Can you output the material exactly as written, minus any pictures it holds?

============

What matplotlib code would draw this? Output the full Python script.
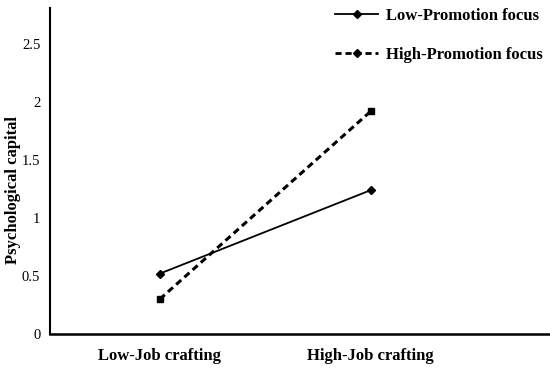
import matplotlib
matplotlib.use("Agg")
import matplotlib.pyplot as plt
from matplotlib.lines import Line2D

categories = ["Low-Job crafting", "High-Job crafting"]
low_promotion = [0.52, 1.24]
high_promotion = [0.30, 1.92]
series_names = ["Low-Promotion focus", "High-Promotion focus"]
yticks = [0, 0.5, 1, 1.5, 2, 2.5]
ytick_labels = ["0", "0.5", "1", "1.5", "2", "2.5"]

plt.rcParams['font.family'] = ['Liberation Serif', 'DejaVu Serif']

W, H = 550, 369
fig = plt.figure(figsize=(5.5, 3.69), dpi=100)
ax = fig.add_axes([0.091, 0.095, 0.909, 0.883])

x = list(range(len(categories)))
ax.plot(x, low_promotion, color='black', lw=1.3, marker='D', markersize=4.5)
ax.plot(x, high_promotion, color='black', lw=2.2, ls=(0, (2.2, 1.4)), marker='s', markersize=4.5)

ax.set_xlim(-0.52, 1.85)
ax.set_ylim(0, 2.81)
ax.set_yticks(yticks)
ax.set_yticklabels(ytick_labels, fontsize=10.5)
ax.set_xticks(x)
ax.set_xticklabels(categories, fontsize=12, fontweight='bold')
ax.tick_params(axis='both', length=0)
ax.tick_params(axis='y', pad=7)
ax.tick_params(axis='x', pad=10)
for s in ['top', 'right']:
    ax.spines[s].set_visible(False)
ax.spines['left'].set_linewidth(1.5)
ax.spines['bottom'].set_linewidth(1.8)
fig.text(13 / W, 1 - 190 / H, "Psychological capital", rotation=90, fontsize=12,
         fontweight='bold', ha='center', va='center')

handles = [
    Line2D([], [], color='black', lw=1.3, marker='D', markersize=4),
    Line2D([], [], color='black', lw=2.0, ls=(0, (2.2, 1.4)), marker='D', markersize=4),
]
leg = fig.legend(handles, series_names, loc='upper right', bbox_to_anchor=(1.015, 1.02),
                 frameon=False, prop={'weight': 'bold', 'size': 12},
                 handlelength=2.6, handletextpad=0.5, labelspacing=1.4)

fig.savefig("out.png", dpi=100)
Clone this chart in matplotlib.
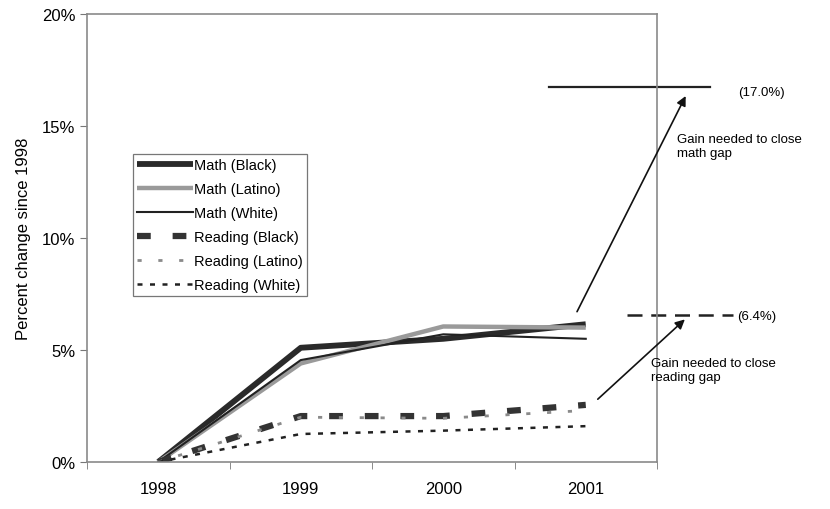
import matplotlib
matplotlib.use("Agg")
import matplotlib.pyplot as plt
from matplotlib.ticker import FuncFormatter, FixedLocator

plt.rcParams['font.family'] = ['Liberation Sans', 'DejaVu Sans']

years = ["1998", "1999", "2000", "2001"]
math_black = [0.0, 5.1, 5.5, 6.15]
math_latino = [0.0, 4.4, 6.05, 6.0]
math_white = [0.0, 4.55, 5.7, 5.5]
read_black = [0.0, 2.05, 2.05, 2.55]
read_latino = [0.0, 2.0, 1.95, 2.3]
read_white = [0.0, 1.25, 1.4, 1.6]
yticks = [0, 5, 10, 15, 20]
math_gap = 16.75
read_gap = 6.55
math_gap_label = "(17.0%)"
read_gap_label = "(6.4%)"

fig = plt.figure(figsize=(8.3, 5.1), dpi=100)
ax = fig.add_axes([87/830, 47/510, 570/830, 448/510])
x = list(range(len(years)))

ax.plot(x, math_black, color='#2a2a2a', lw=4.2, solid_capstyle='butt', label='Math (Black)')
ax.plot(x, math_latino, color='#9a9a9a', lw=3.2, solid_capstyle='butt', label='Math (Latino)')
ax.plot(x, math_white, color='#222222', lw=1.5, label='Math (White)')
ax.plot(x, read_black, color='#333333', lw=4.5, dashes=(2.2, 3.5), label='Reading (Black)')
ax.plot(x, read_latino, color='#8a8a8a', lw=2.0, dashes=(1.5, 6), label='Reading (Latino)')
ax.plot(x, read_white, color='#222222', lw=1.8, dashes=(2, 3), label='Reading (White)')

ax.set_xlim(-0.5, 3.5)
ax.set_ylim(0, 20)
ax.set_xticks(x)
ax.set_xticklabels(years, fontsize=12)
ax.xaxis.set_minor_locator(FixedLocator([-0.5, 0.5, 1.5, 2.5, 3.5]))
ax.tick_params(axis='x', which='major', length=0, pad=14)
ax.tick_params(axis='x', which='minor', length=5, color='#777777')
ax.set_yticks(yticks)
ax.yaxis.set_major_formatter(FuncFormatter(lambda v, p: f"{int(v)}%"))
ax.tick_params(axis='y', labelsize=12, length=5, color='#777777')
ax.set_ylabel("Percent change since 1998", fontsize=12, labelpad=8)
for s in ax.spines.values():
    s.set_color('#8a8a8a')
    s.set_linewidth(1.2)

# Gap lines
ax.plot([2.74, 3.87], [math_gap, math_gap], color='#222222', lw=1.6, clip_on=False)
ax.plot([3.29, 4.03], [read_gap, read_gap], color='#222222', lw=1.8, dashes=(6, 3.5), clip_on=False)
ax.text(4.07, math_gap - 0.25, math_gap_label, fontsize=9.5, va='center', ha='left', clip_on=False)
ax.text(4.06, read_gap - 0.02, read_gap_label, fontsize=9.5, va='center', ha='left', clip_on=False)

ax.annotate("", xy=(3.71, math_gap - 0.3), xytext=(2.93, 6.6),
            arrowprops=dict(arrowstyle='-|>', color='#111111', lw=1.2, mutation_scale=14),
            annotation_clip=False)
ax.annotate("", xy=(3.71, read_gap - 0.1), xytext=(3.07, 2.72),
            arrowprops=dict(arrowstyle='-|>', color='#111111', lw=1.2, mutation_scale=14),
            annotation_clip=False)
ax.text(3.64, 14.7, "Gain needed to close\nmath gap", fontsize=9.5, va='top', ha='left',
        linespacing=1.3, clip_on=False)
ax.text(3.46, 4.7, "Gain needed to close\nreading gap", fontsize=9.5, va='top', ha='left',
        linespacing=1.3, clip_on=False)

leg = ax.legend(loc='upper left', bbox_to_anchor=(46/570, 1 - 140/448), fontsize=10.5,
                frameon=True, fancybox=False, handlelength=3.8, handletextpad=0.05,
                borderpad=0.3, labelspacing=0.68, borderaxespad=0)
leg.get_frame().set_edgecolor('#555555')
leg.get_frame().set_linewidth(0.9)

fig.savefig("out.png", dpi=100)
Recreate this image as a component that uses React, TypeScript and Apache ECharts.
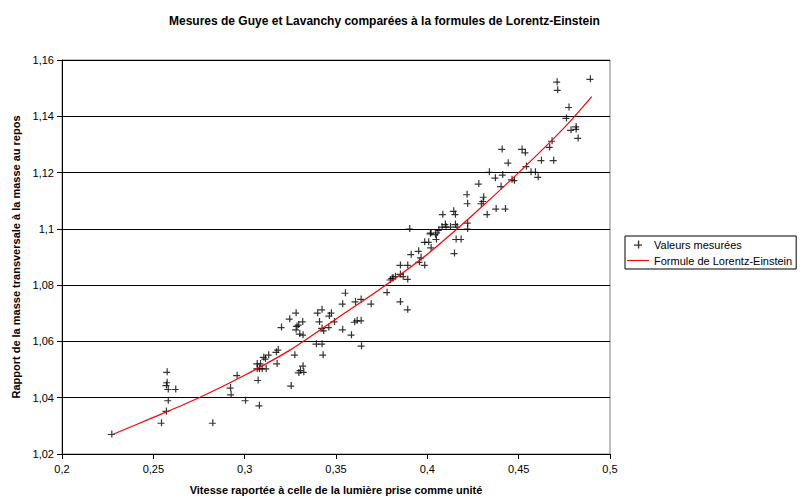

============

RESPONSE TO THE EXERCISE>
What matplotlib code would draw this? Output the full Python script.
import matplotlib
matplotlib.use("Agg")
import matplotlib.pyplot as plt
from matplotlib.lines import Line2D

categories = ["Low-Job crafting", "High-Job crafting"]
low_promotion = [0.52, 1.24]
high_promotion = [0.30, 1.92]
series_names = ["Low-Promotion focus", "High-Promotion focus"]
yticks = [0, 0.5, 1, 1.5, 2, 2.5]
ytick_labels = ["0", "0.5", "1", "1.5", "2", "2.5"]

plt.rcParams['font.family'] = ['Liberation Serif', 'DejaVu Serif']

W, H = 550, 369
fig = plt.figure(figsize=(5.5, 3.69), dpi=100)
ax = fig.add_axes([0.091, 0.095, 0.909, 0.883])

x = list(range(len(categories)))
ax.plot(x, low_promotion, color='black', lw=1.3, marker='D', markersize=4.5)
ax.plot(x, high_promotion, color='black', lw=2.2, ls=(0, (2.2, 1.4)), marker='s', markersize=4.5)

ax.set_xlim(-0.52, 1.85)
ax.set_ylim(0, 2.81)
ax.set_yticks(yticks)
ax.set_yticklabels(ytick_labels, fontsize=10.5)
ax.set_xticks(x)
ax.set_xticklabels(categories, fontsize=12, fontweight='bold')
ax.tick_params(axis='both', length=0)
ax.tick_params(axis='y', pad=7)
ax.tick_params(axis='x', pad=10)
for s in ['top', 'right']:
    ax.spines[s].set_visible(False)
ax.spines['left'].set_linewidth(1.5)
ax.spines['bottom'].set_linewidth(1.8)
fig.text(13 / W, 1 - 190 / H, "Psychological capital", rotation=90, fontsize=12,
         fontweight='bold', ha='center', va='center')

handles = [
    Line2D([], [], color='black', lw=1.3, marker='D', markersize=4),
    Line2D([], [], color='black', lw=2.0, ls=(0, (2.2, 1.4)), marker='D', markersize=4),
]
leg = fig.legend(handles, series_names, loc='upper right', bbox_to_anchor=(1.015, 1.02),
                 frameon=False, prop={'weight': 'bold', 'size': 12},
                 handlelength=2.6, handletextpad=0.5, labelspacing=1.4)

fig.savefig("out.png", dpi=100)
Clone this chart in matplotlib.
import matplotlib
matplotlib.use("Agg")
import matplotlib.pyplot as plt
from matplotlib.ticker import FuncFormatter, FixedLocator

plt.rcParams['font.family'] = ['Liberation Sans', 'DejaVu Sans']

years = ["1998", "1999", "2000", "2001"]
math_black = [0.0, 5.1, 5.5, 6.15]
math_latino = [0.0, 4.4, 6.05, 6.0]
math_white = [0.0, 4.55, 5.7, 5.5]
read_black = [0.0, 2.05, 2.05, 2.55]
read_latino = [0.0, 2.0, 1.95, 2.3]
read_white = [0.0, 1.25, 1.4, 1.6]
yticks = [0, 5, 10, 15, 20]
math_gap = 16.75
read_gap = 6.55
math_gap_label = "(17.0%)"
read_gap_label = "(6.4%)"

fig = plt.figure(figsize=(8.3, 5.1), dpi=100)
ax = fig.add_axes([87/830, 47/510, 570/830, 448/510])
x = list(range(len(years)))

ax.plot(x, math_black, color='#2a2a2a', lw=4.2, solid_capstyle='butt', label='Math (Black)')
ax.plot(x, math_latino, color='#9a9a9a', lw=3.2, solid_capstyle='butt', label='Math (Latino)')
ax.plot(x, math_white, color='#222222', lw=1.5, label='Math (White)')
ax.plot(x, read_black, color='#333333', lw=4.5, dashes=(2.2, 3.5), label='Reading (Black)')
ax.plot(x, read_latino, color='#8a8a8a', lw=2.0, dashes=(1.5, 6), label='Reading (Latino)')
ax.plot(x, read_white, color='#222222', lw=1.8, dashes=(2, 3), label='Reading (White)')

ax.set_xlim(-0.5, 3.5)
ax.set_ylim(0, 20)
ax.set_xticks(x)
ax.set_xticklabels(years, fontsize=12)
ax.xaxis.set_minor_locator(FixedLocator([-0.5, 0.5, 1.5, 2.5, 3.5]))
ax.tick_params(axis='x', which='major', length=0, pad=14)
ax.tick_params(axis='x', which='minor', length=5, color='#777777')
ax.set_yticks(yticks)
ax.yaxis.set_major_formatter(FuncFormatter(lambda v, p: f"{int(v)}%"))
ax.tick_params(axis='y', labelsize=12, length=5, color='#777777')
ax.set_ylabel("Percent change since 1998", fontsize=12, labelpad=8)
for s in ax.spines.values():
    s.set_color('#8a8a8a')
    s.set_linewidth(1.2)

# Gap lines
ax.plot([2.74, 3.87], [math_gap, math_gap], color='#222222', lw=1.6, clip_on=False)
ax.plot([3.29, 4.03], [read_gap, read_gap], color='#222222', lw=1.8, dashes=(6, 3.5), clip_on=False)
ax.text(4.07, math_gap - 0.25, math_gap_label, fontsize=9.5, va='center', ha='left', clip_on=False)
ax.text(4.06, read_gap - 0.02, read_gap_label, fontsize=9.5, va='center', ha='left', clip_on=False)

ax.annotate("", xy=(3.71, math_gap - 0.3), xytext=(2.93, 6.6),
            arrowprops=dict(arrowstyle='-|>', color='#111111', lw=1.2, mutation_scale=14),
            annotation_clip=False)
ax.annotate("", xy=(3.71, read_gap - 0.1), xytext=(3.07, 2.72),
            arrowprops=dict(arrowstyle='-|>', color='#111111', lw=1.2, mutation_scale=14),
            annotation_clip=False)
ax.text(3.64, 14.7, "Gain needed to close\nmath gap", fontsize=9.5, va='top', ha='left',
        linespacing=1.3, clip_on=False)
ax.text(3.46, 4.7, "Gain needed to close\nreading gap", fontsize=9.5, va='top', ha='left',
        linespacing=1.3, clip_on=False)

leg = ax.legend(loc='upper left', bbox_to_anchor=(46/570, 1 - 140/448), fontsize=10.5,
                frameon=True, fancybox=False, handlelength=3.8, handletextpad=0.05,
                borderpad=0.3, labelspacing=0.68, borderaxespad=0)
leg.get_frame().set_edgecolor('#555555')
leg.get_frame().set_linewidth(0.9)

fig.savefig("out.png", dpi=100)
Recreate this image as a component that uses React, TypeScript and Apache ECharts.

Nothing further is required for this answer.